Smartphone apps may aid home rheumatoid arthritis monitoring
BIRMINGHAM, ENGLAND – Researchers in the United Kingdom are looking at how smartphone technology can help to improve how patients with rheumatoid arthritis (RA) monitor their disease at home and between clinic visits.
As part of the Remote Monitoring of Rheumatoid Arthritis (REMORA) study, a team led by Will Dixon, MD, at the University of Manchester (England), has developed an app that links directly into electronic patient records to help collect information from patients between their regular clinic visits for both self-monitoring and research purposes.
“REMORA is motivated by the need to learn about what happens to patients in between clinic visits, and that’s both for clinical care and for research but also to have the opportunity to support self-management, so we’ve designed the study to meet those three needs,” Dr. Dixon, professor and chair of digital epidemiology in Manchester University’s division of musculoskeletal and dermatological sciences, said in an interview at the British Society for Rheumatology annual conference.
Dr. Dixon explained that when patients are seen every few months they might forget or underplay events that could have significance for their clinical care. Use of the beta version of the app between clinic consultations in the study proved there was recall error.
“In the consultation, we’d ask people how they’d been doing before looking at the graphs in the app, and even people who had said they’d been absolutely fine since they’d last been seen, even in the previous month of beta-testing, have signs that they could have been [having] pain flares,” Dr. Dixon said. This sort of prospective data collection by the app could enable discussion of any irregularities even if more stoic patients reported having no problems.
The responses showed that there were some similarities in the information that clinicians and researchers and patients want to record, but also some key differences.
All groups wanted the app to be able to collect information about possible changes in disease activity (indicated by levels of pain, joint swelling, or disease flares) and the impact that these had on physical and emotional well-being.
Patients were open to regular monitoring, if not too burdensome, but would prefer to note things down “when something happened.” On the other hand, clinicians and researchers wanted regularity and consistency in the monitoring, although they saw the benefit of a more “ad hoc” approach.
Clinicians and researchers felt no need to “reinvent the wheel” and indicated that existing validated tools could be used to collect the information. Conversely, patients preferred a more pictorial or free-text approach, although were aware of some standardized tools in common use.
Daily, weekly, and monthly question sets were developed, with a diary that uses emojis to indicate how people using the app are feeling and a free-text area to allow them to note down any significant health events or thoughts.
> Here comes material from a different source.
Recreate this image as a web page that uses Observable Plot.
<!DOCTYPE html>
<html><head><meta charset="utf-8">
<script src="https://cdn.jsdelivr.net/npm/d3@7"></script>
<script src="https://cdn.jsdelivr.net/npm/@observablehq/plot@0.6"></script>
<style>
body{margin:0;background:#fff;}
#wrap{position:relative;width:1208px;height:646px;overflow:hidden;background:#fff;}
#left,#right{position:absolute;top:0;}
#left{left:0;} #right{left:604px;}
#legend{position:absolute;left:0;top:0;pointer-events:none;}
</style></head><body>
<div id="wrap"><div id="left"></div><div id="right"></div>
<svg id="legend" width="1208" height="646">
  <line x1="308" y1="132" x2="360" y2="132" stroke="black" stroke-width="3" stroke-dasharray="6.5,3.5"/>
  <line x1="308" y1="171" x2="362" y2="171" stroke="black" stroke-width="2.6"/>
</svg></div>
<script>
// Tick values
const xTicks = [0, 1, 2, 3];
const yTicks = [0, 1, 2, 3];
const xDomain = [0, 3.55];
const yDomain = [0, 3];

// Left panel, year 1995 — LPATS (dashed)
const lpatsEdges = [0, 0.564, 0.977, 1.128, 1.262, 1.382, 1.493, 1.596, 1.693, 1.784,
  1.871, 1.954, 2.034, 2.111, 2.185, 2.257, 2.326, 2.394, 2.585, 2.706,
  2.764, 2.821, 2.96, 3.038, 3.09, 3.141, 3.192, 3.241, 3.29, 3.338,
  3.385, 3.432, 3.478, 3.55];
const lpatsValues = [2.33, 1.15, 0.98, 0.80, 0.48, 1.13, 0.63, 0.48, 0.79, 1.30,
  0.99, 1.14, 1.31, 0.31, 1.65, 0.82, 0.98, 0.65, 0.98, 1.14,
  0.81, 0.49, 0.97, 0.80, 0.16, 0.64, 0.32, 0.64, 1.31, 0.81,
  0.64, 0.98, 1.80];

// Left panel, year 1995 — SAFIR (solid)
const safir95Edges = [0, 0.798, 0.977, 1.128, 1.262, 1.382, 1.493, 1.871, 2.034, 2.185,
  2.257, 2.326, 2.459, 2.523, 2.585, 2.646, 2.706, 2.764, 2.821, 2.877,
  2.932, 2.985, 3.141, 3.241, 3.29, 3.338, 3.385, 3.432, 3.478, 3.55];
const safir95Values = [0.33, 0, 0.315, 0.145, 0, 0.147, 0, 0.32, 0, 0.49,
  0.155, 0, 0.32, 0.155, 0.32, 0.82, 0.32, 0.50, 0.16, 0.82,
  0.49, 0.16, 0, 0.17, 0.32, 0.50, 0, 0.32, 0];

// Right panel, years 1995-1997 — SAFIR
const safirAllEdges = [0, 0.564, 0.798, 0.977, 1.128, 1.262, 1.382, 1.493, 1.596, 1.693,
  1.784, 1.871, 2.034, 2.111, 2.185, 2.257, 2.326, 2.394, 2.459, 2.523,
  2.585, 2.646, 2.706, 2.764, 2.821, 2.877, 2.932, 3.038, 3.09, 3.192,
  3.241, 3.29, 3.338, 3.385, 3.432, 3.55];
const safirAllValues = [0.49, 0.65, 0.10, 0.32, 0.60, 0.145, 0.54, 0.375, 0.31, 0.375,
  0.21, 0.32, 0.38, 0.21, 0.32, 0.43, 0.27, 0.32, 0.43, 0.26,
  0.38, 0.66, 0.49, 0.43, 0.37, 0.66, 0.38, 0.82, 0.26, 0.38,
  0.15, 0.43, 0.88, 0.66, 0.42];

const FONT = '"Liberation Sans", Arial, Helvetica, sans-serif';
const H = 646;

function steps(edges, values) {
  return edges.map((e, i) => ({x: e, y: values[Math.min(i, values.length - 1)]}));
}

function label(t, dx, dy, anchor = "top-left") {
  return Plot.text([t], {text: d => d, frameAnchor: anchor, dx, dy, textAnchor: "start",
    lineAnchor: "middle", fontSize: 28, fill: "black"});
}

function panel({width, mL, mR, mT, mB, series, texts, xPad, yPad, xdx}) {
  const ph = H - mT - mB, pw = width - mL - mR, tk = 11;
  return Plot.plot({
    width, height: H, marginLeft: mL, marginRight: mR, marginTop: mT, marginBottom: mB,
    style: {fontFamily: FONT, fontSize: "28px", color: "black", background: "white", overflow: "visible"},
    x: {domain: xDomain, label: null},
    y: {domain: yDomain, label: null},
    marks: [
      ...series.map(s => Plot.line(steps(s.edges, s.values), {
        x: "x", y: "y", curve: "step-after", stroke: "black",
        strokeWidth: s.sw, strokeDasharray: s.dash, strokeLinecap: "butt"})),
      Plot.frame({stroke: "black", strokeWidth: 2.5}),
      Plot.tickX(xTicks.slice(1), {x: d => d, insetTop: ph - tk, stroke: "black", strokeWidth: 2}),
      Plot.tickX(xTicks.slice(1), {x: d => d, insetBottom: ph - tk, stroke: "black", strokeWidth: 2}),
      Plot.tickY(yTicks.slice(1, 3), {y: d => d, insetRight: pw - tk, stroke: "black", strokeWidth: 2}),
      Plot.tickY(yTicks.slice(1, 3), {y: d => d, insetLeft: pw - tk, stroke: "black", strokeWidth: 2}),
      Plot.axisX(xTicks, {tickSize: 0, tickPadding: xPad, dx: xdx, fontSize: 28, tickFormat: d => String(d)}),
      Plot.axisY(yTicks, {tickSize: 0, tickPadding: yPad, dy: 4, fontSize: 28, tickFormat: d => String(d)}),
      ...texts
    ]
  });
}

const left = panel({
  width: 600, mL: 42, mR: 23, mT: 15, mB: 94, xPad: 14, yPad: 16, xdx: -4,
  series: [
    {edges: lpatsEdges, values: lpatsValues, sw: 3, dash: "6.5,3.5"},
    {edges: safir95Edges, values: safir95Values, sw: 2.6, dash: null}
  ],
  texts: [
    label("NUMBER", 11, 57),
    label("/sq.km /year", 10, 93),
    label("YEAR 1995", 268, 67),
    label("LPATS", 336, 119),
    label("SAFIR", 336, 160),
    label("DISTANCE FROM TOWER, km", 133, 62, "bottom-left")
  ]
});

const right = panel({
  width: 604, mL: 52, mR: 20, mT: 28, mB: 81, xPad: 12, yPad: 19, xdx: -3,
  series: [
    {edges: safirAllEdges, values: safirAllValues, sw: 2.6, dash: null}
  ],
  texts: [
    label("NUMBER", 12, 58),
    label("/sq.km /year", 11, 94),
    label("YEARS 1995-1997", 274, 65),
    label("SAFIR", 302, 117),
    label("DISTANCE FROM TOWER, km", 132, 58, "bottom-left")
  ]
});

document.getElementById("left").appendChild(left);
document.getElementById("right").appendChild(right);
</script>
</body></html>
Pilot testing of the app has been done in one hospital so far, but it was so well received that patients did not want to have to stop using it at the end of the study, Dr. Austin said in an interview.
Linking into the patient records is a unique approach, and if it proves successful in RA, it could be rolled out across the country’s National Health Service (NHS) and perhaps even into other chronic conditions where self-monitoring is needed.
“We all know we have a limited time in our consultations, so we need to develop a system whereby a clinician, in the 15 minutes they have got for a follow-up appointment, can set somebody up with an ‘app prescription,’ ” Dr. Dixon said. “We’re looking to really develop a blueprint for how apps can successfully connect into the NHS,” Dr. Dixon said. At present, however, the next step is to try to scale up the app for use in several hospitals within an area rather than roll it out nationally, he said.